Over 12 million Stanleys work as child labourers in India as per Census 2001 is what the end title of Stanley Ka Dabba (dir: Amol Gupte, 2011) reads. However if we look back, we know that for near one and a half hours we have seen a cinema which never raised slogans. It’s an artistically simplistic movie that takes a raw stance of looking at a normal slice of life and portraying it with perfection. And that is why it’s almost entirely devoid of drama in the events that take place – fluid and smooth. There were caveats though. Amol Gupte was the writer of the illustrious Taare Zameen Par which was monumental and path-breaking in the history of Indian cinema. But whereas Taare…. is about an individual’s courage to existence and brilliance, Stanley…. is more about a commoner. There is no striking extraordinary-ness about the characters which mark them out. If Taare… is like a vast and resourceful ocean where you go and get struck in awe, Stanley… is more like the pond in your locality – you visit everyday and you take from it your resources and it becomes part of your life, you forget it exists individually.
Stanley ka Dabba takes us back to our school days, of shared tiffins, of football matches with mud splashes all over us, in believing in friends and most importantly in sharing love. There are many magical moments in the film where the camera (probably the first Hindi film shot in HD Canon 7D DSLR – colour corrected to have a texture matching 35mm film media, a great application to reduce the cost of production) mingles with the kids. It’s like one of them. Occasionally it enacts the adults when it looks down to them from an elevation. Shot on vacations and on the week-ends (so that the students didn’t miss class) this endeavour itself is worth appreciating. Since the camera is smaller than the conventional movie camera, it was possible to make the school kids almost fully, camera-agnostic. They just existed there.

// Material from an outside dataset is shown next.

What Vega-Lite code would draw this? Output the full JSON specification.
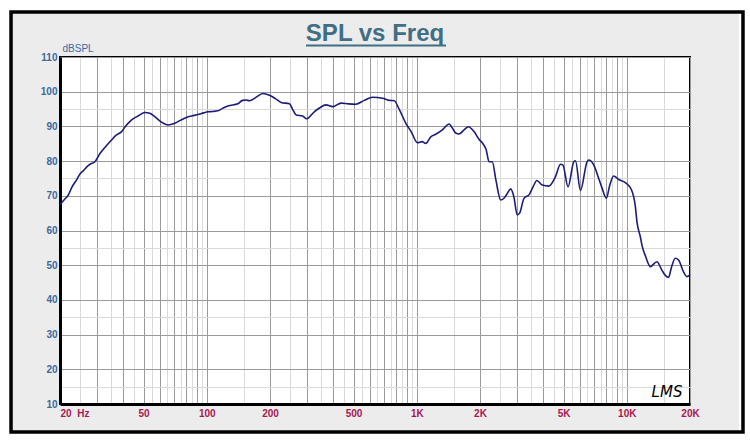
{
  "$schema": "https://vega.github.io/schema/vega-lite/v6.json",
  "width": 630,
  "height": 347,
  "autosize": {"type": "none"},
  "padding": {"left": 60, "top": 57, "right": 60, "bottom": 40},
  "background": "#ececec",
  "config": {"view": {"fill": "white", "stroke": "black", "strokeWidth": 2}},
  "datasets": {
    "spl": [
      {"freq": 20, "spl": 67.5}, {"freq": 20.9, "spl": 68.8}, {"freq": 21.9, "spl": 70.2}, {"freq": 22.8, "spl": 72.5},
      {"freq": 24.0, "spl": 74.6}, {"freq": 24.9, "spl": 76.3}, {"freq": 25.8, "spl": 77.2}, {"freq": 26.9, "spl": 78.4},
      {"freq": 27.8, "spl": 79.1}, {"freq": 29.3, "spl": 79.8}, {"freq": 31.0, "spl": 82.2}, {"freq": 33.1, "spl": 84.3},
      {"freq": 35.2, "spl": 86.1}, {"freq": 36.9, "spl": 87.4}, {"freq": 39.3, "spl": 88.5}, {"freq": 41.2, "spl": 90.2},
      {"freq": 43.0, "spl": 91.4}, {"freq": 44.9, "spl": 92.3}, {"freq": 47.1, "spl": 93.0}, {"freq": 50.7, "spl": 94.0},
      {"freq": 53.5, "spl": 93.8}, {"freq": 56.5, "spl": 92.8}, {"freq": 58.6, "spl": 92.0}, {"freq": 61.7, "spl": 91.0},
      {"freq": 65.4, "spl": 90.4}, {"freq": 70.4, "spl": 90.9}, {"freq": 75.1, "spl": 91.8}, {"freq": 80.0, "spl": 92.6},
      {"freq": 84.8, "spl": 93.0}, {"freq": 90.8, "spl": 93.4}, {"freq": 96.6, "spl": 93.9}, {"freq": 101.3, "spl": 94.2},
      {"freq": 106.6, "spl": 94.3}, {"freq": 113, "spl": 94.5}, {"freq": 118.9, "spl": 95.2}, {"freq": 126, "spl": 95.9},
      {"freq": 140.6, "spl": 96.5}, {"freq": 148, "spl": 97.5}, {"freq": 154, "spl": 97.6}, {"freq": 159.8, "spl": 97.4},
      {"freq": 170.7, "spl": 98.3}, {"freq": 184.9, "spl": 99.5}, {"freq": 198.9, "spl": 99.0}, {"freq": 212.4, "spl": 98.0},
      {"freq": 226, "spl": 96.9}, {"freq": 247.6, "spl": 96.5}, {"freq": 255.8, "spl": 95.0}, {"freq": 266.4, "spl": 93.3},
      {"freq": 286, "spl": 93.0}, {"freq": 299, "spl": 92.2}, {"freq": 325, "spl": 94.2}, {"freq": 344, "spl": 95.3},
      {"freq": 370, "spl": 96.2}, {"freq": 397.6, "spl": 95.7}, {"freq": 436, "spl": 96.7}, {"freq": 472, "spl": 96.5},
      {"freq": 513, "spl": 96.4}, {"freq": 562, "spl": 97.5}, {"freq": 616, "spl": 98.4}, {"freq": 687, "spl": 98.1},
      {"freq": 739, "spl": 97.5}, {"freq": 781, "spl": 97.4}, {"freq": 825, "spl": 94.9}, {"freq": 887, "spl": 90.9},
      {"freq": 940, "spl": 88.5}, {"freq": 1007, "spl": 85.3}, {"freq": 1061, "spl": 85.6}, {"freq": 1104, "spl": 85.1},
      {"freq": 1166, "spl": 87.0}, {"freq": 1236, "spl": 87.8}, {"freq": 1324, "spl": 89.0}, {"freq": 1425, "spl": 90.7},
      {"freq": 1477, "spl": 89.5}, {"freq": 1538, "spl": 88.0}, {"freq": 1589, "spl": 87.8}, {"freq": 1679, "spl": 89.0},
      {"freq": 1760, "spl": 89.9}, {"freq": 1873, "spl": 88.5}, {"freq": 1978, "spl": 86.3}, {"freq": 2066, "spl": 85.0},
      {"freq": 2142, "spl": 83.2}, {"freq": 2208, "spl": 79.8}, {"freq": 2288, "spl": 79.8}, {"freq": 2382, "spl": 74.5},
      {"freq": 2508, "spl": 68.8}, {"freq": 2600, "spl": 69.3}, {"freq": 2688, "spl": 70.5}, {"freq": 2798, "spl": 72.0},
      {"freq": 2900, "spl": 69.7}, {"freq": 3008, "spl": 64.5}, {"freq": 3088, "spl": 65.0}, {"freq": 3236, "spl": 69.2},
      {"freq": 3444, "spl": 70.5}, {"freq": 3572, "spl": 72.5}, {"freq": 3732, "spl": 74.4}, {"freq": 3954, "spl": 73.1},
      {"freq": 4254, "spl": 72.8}, {"freq": 4576, "spl": 75.5}, {"freq": 4834, "spl": 79.1}, {"freq": 4960, "spl": 78.9},
      {"freq": 5254, "spl": 72.6}, {"freq": 5592, "spl": 79.8}, {"freq": 5698, "spl": 80.1}, {"freq": 6018, "spl": 71.5},
      {"freq": 6468, "spl": 79.8}, {"freq": 6590, "spl": 80.3}, {"freq": 6958, "spl": 78.9}, {"freq": 7350, "spl": 75.0},
      {"freq": 7596, "spl": 72.5}, {"freq": 7998, "spl": 69.3}, {"freq": 8292, "spl": 73.0}, {"freq": 8662, "spl": 75.7},
      {"freq": 9150, "spl": 74.7}, {"freq": 9846, "spl": 73.8}, {"freq": 10514, "spl": 71.8}, {"freq": 10986, "spl": 66.9},
      {"freq": 11180, "spl": 62.5}, {"freq": 11602, "spl": 58.2}, {"freq": 11808, "spl": 55.8}, {"freq": 12296, "spl": 52.5},
      {"freq": 12942, "spl": 49.6}, {"freq": 13912, "spl": 51.0}, {"freq": 14690, "spl": 48.6}, {"freq": 15298, "spl": 47.0},
      {"freq": 15810, "spl": 46.5}, {"freq": 16336, "spl": 49.5}, {"freq": 17012, "spl": 52.0}, {"freq": 17640, "spl": 51.5},
      {"freq": 18630, "spl": 48.1}, {"freq": 19312, "spl": 46.7}, {"freq": 20000, "spl": 47.3}
    ]
  },
  "layer": [
    {
      "data": {"name": "spl"},
      "mark": {"type": "line", "color": "#1c1c7a", "strokeWidth": 1.6, "interpolate": "monotone"},
      "encoding": {
        "x": {
          "field": "freq", "type": "quantitative",
          "scale": {"type": "log", "domain": [20, 20000], "nice": false},
          "axis": {
            "values": [20, 30, 40, 50, 60, 70, 80, 90, 100, 200, 300, 400, 500, 600, 700, 800, 900, 1000, 2000, 3000, 4000, 5000, 6000, 7000, 8000, 9000, 10000, 20000],
            "labelExpr": "datum.value == 20 ? '20\u00a0\u00a0Hz' : (indexof([50, 100, 200, 500, 1000, 2000, 5000, 10000, 20000], datum.value) >= 0 ? (datum.value >= 1000 ? (datum.value / 1000) + 'K' : '' + datum.value) : '')",
            "title": null,
            "grid": true, "gridColor": "#9a9a9a", "gridOpacity": 1, "gridWidth": 1,
            "ticks": false,
            "domain": true, "domainColor": "black", "domainWidth": 3,
            "labelFont": "Liberation Sans", "labelFontSize": 10, "labelFontWeight": "bold",
            "labelColor": "#a8174f", "labelPadding": 4, "labelOverlap": false, "labelFlush": false, "labelBound": false,
            "labelAlign": {"condition": {"test": "datum.value == 20", "value": "left"}, "value": "center"}
          }
        },
        "y": {
          "field": "spl", "type": "quantitative",
          "scale": {"domain": [10, 110], "nice": false, "zero": false},
          "axis": {
            "values": [10, 20, 30, 40, 50, 60, 70, 80, 90, 100, 110],
            "title": "dBSPL", "titleAngle": 0, "titleAlign": "left", "titleBaseline": "bottom",
            "titleX": 2, "titleY": -4, "titleFont": "Liberation Sans", "titleFontSize": 10,
            "titleFontWeight": "normal", "titleColor": "#3a6aa0",
            "grid": true, "gridColor": "#9a9a9a", "gridOpacity": 1, "gridWidth": 1,
            "ticks": false,
            "domain": true, "domainColor": "black", "domainWidth": 3,
            "labelFont": "Liberation Sans", "labelFontSize": 10, "labelFontWeight": "bold",
            "labelColor": "#3a6aa0", "labelPadding": 3
          }
        }
      }
    },
    {
      "data": {"values": [{}]},
      "layer": [
        {
          "mark": {"type": "rect", "filled": false, "color": "white", "strokeWidth": 22},
          "encoding": {
            "x": {
              "datum": 10.36, "type": "quantitative",
              "scale": {"type": "log", "domain": [20, 20000], "nice": false},
              "axis": {
                "orient": "top",
                "values": [25, 35, 45, 55, 65, 75, 85, 95, 150, 250, 350, 450, 550, 650, 750, 850, 950, 1500, 2500, 3500, 4500, 5500, 6500, 7500, 8500, 9500, 15000],
                "labels": false, "ticks": false, "domain": false, "title": null,
                "grid": true, "gridColor": "#dadada", "gridOpacity": 1, "gridWidth": 1
              }
            },
            "x2": {"datum": 38620},
            "y": {
              "datum": 126.43, "type": "quantitative",
              "scale": {"domain": [10, 110], "nice": false, "zero": false},
              "axis": {
                "orient": "right",
                "values": [15, 25, 35, 45, 55, 65, 75, 85, 95, 105],
                "labels": false, "ticks": false, "domain": false, "title": null,
                "grid": true, "gridColor": "#dadada", "gridOpacity": 1, "gridWidth": 1
              }
            },
            "y2": {"datum": -1.53}
          }
        },
        {
          "mark": {"type": "rect", "filled": false, "color": "black", "strokeWidth": 3.5},
          "encoding": {
            "x": {"datum": 11.69, "type": "quantitative"},
            "x2": {"datum": 35760},
            "y": {"datum": 122.97, "type": "quantitative"},
            "y2": {"datum": 1.93}
          }
        },
        {
          "mark": {"type": "text", "text": "SPL vs Freq", "font": "Liberation Sans", "fontSize": 24, "fontWeight": "bold", "color": "#3f6e85", "align": "center", "baseline": "alphabetic"},
          "encoding": {
            "x": {"datum": 632.5, "type": "quantitative"},
            "y": {"datum": 114.6, "type": "quantitative"}
          }
        },
        {
          "mark": {"type": "rule", "color": "#3f6e85", "strokeWidth": 2},
          "encoding": {
            "x": {"datum": 296.8, "type": "quantitative"},
            "x2": {"datum": 1378},
            "y": {"datum": 113.3, "type": "quantitative"}
          }
        },
        {
          "mark": {"type": "text", "text": "LMS", "font": "DejaVu Sans", "fontStyle": "italic", "fontSize": 15, "color": "black", "align": "center", "baseline": "middle"},
          "encoding": {
            "x": {"datum": 15540, "type": "quantitative"},
            "y": {"datum": 13.5, "type": "quantitative"}
          }
        }
      ]
    }
  ],
  "resolve": {"axis": {"x": "independent", "y": "independent"}}
}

The Hindi teacher in Babubhai Verma (played by the director himself) is a glutton who for strange reasons never brought his tiffin and almost terrorized fellow-teachers and his students by plunging himself in their dabbas. Modeled on the typical tyrannical representation of authority, Verma is actually comical and in the end almost beyond rational. However this is a small aberration probably which unfortunately slows down the reel-time by repetitions of Verma’s adventures.
Refreshingly. repetitions of Stanley’s wide-eyed ‘stories’ about his mother and the food she cooks (near the end of the film when he actually started bringing tiffin to school) never got boring. Right from the very first scene showing Stanley almost falling asleep pretty early in the film till those innuendos we understand that there is a mystery to Stanley’s life. We come to know later, it’s a cruel one, one which he hides from all and tries to be smart. This made him very imaginative, a hero amongst his peers. But we must admit Stanley was fortunate to get some extra caring and loving friends who seldom had questions about him – that he almost drank water to fill his stomach during tiffin.
Amol Gupte’s sensitive handling ensured that the film remained a normal daily routine – no extravagance. But firmly grounded. This is the reason why the marketing of the film also isn’t harping much on its illustrious predecessor – to give it a miss thinking it will be like a sequel of Taare… means you got it wrong completely. Gupte’s son Partho was in the lead role as Stanley – seldom we have seen such a matured performance from a kid in Indian cinema – balanced and nuanced. Yet, his debut was also not made the headlines, since, as mentioned, it’s the film’s simple message which matters – neither the new technology, nor the individual milestones that matter. The pitfall of this may be insufficient footfalls in the box-office, but only time will tell.
As adults we are thrown into the scorching sun, scampering for cover. Somewhere I read once, the difference between a rich man and a poor man – the rich walk miles to digest their food and the poor walk miles to get there. Babubhai Verma and Stanley represent these two polar opposites. In urban existence we wear so many masks interchanging them to suit our veneer. This film obviously raises the doubt when last did we wear that of compassion, in a real sense?
Stanley in the ultimate count talks about hunger and lost childhood in an endearing way. So much so that even his tragedy seem muted in the bigger spectrum of life. For many of us who have so much in common to those kids in school and who watch their own kids grow up in the secured sanctity of a ‘home’ feel fortunate. But if we cannot read the message in the title rolls in the end then we have wasted our life to a bit – Amol Gupte may not have shown what lies in the future of Stanley, but we all know seeing so many Stanleys round us every day. It’s our duty to act now. Till the minute we get ourselves off from our living-room sofas we should all, bow to the boy who had no tiffin box but had a heart to rule the world. Hats off Stanley, and your gang for showing your world which is as much yours as mine!